In which of the above areas do I want to experience growth in this coming year?

  • I want to work on experiencing more growth in continuing to live a passionate and sacrificial life.  I feel like the other two areas are encompassed in living a passionate and sacrificial life, and I would only increase in becoming generous with my resources and work hard and do my best as my passion and zeal and sacrifice for the gospel increases.  Although, I know that growing in passion and sacrifice is directly related to how much I’m willing to surrender my own life and preferences and embrace even more suffering.  I don’t know what this new year has in store, but I want to pray and recommit myself to dig deeper in my convictions and guard myself from wanting to settle down especially when it feels harder.

Reflect on one verse that particularly hit you.
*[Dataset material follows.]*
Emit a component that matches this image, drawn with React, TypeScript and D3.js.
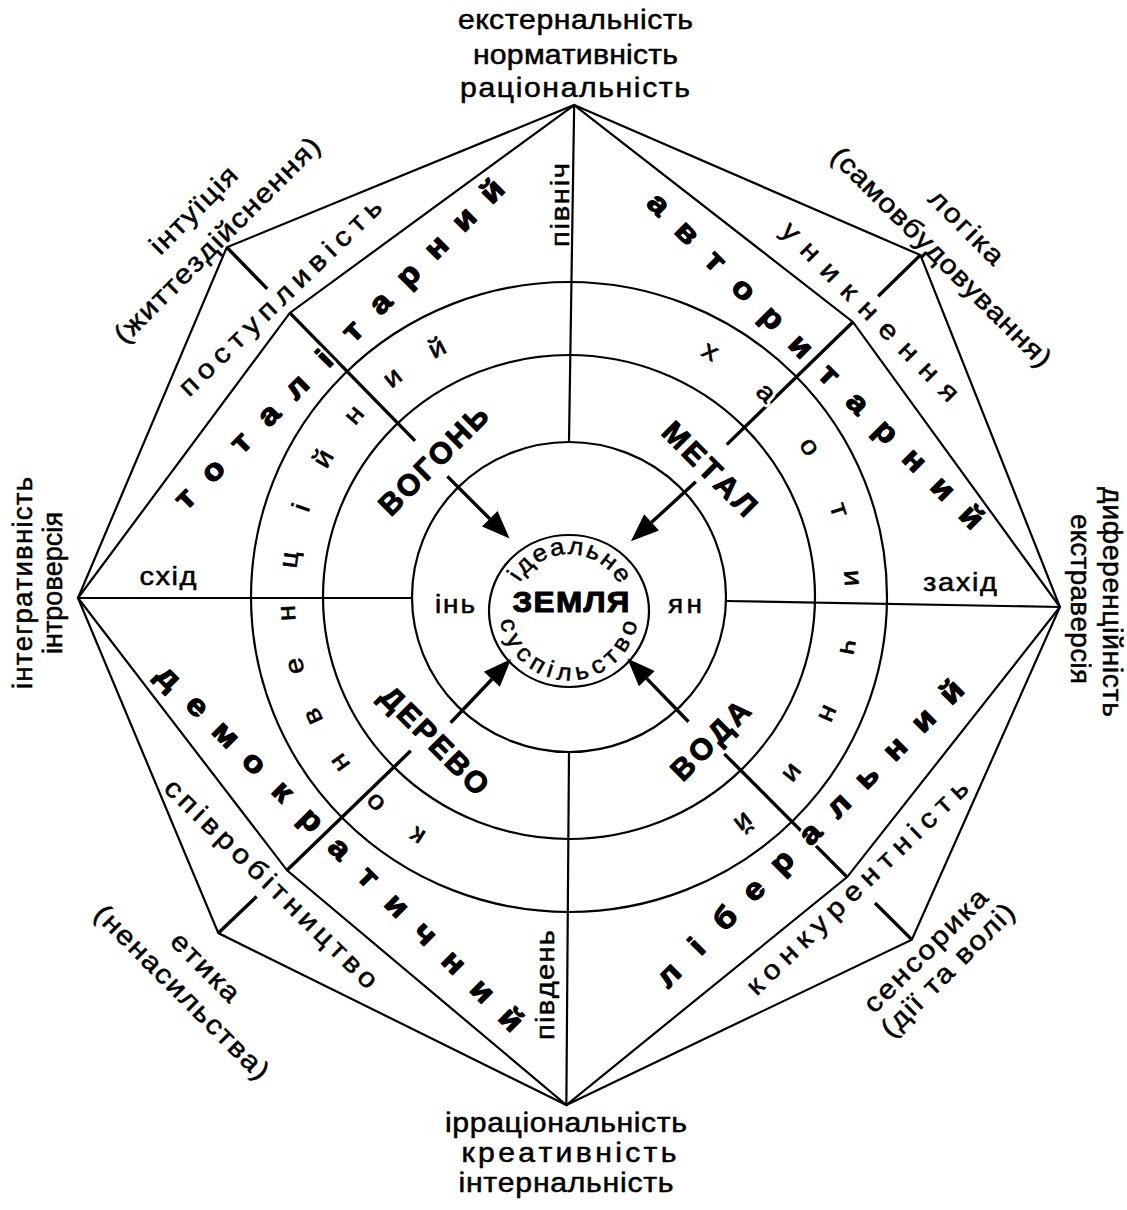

I’m hit by Apostle Paul’s description of his life in 2 Corinthians 11:23-29.  Reading this always brings me back to proper perspective about my life, what suffering really is, and challenging me of the standard to which I’m called to live a sacrificial life.  Apostle Paul never shied away from embracing suffering and giving himself to spread this gospel.  I think about the coming year and spring semester, and although I will never have to face the kinds of obstacles that Apostle Paul did, but it hits me again how God gives me a new year in which I can strive to give it my all again.  Yes, there are regrets of having given into my laziness or fears and passivity, I have been given a new year in which I can try to live wholly giving myself to God, just as Apostle Paul did, and not shy away from the opportunities of suffering that God may place in my life.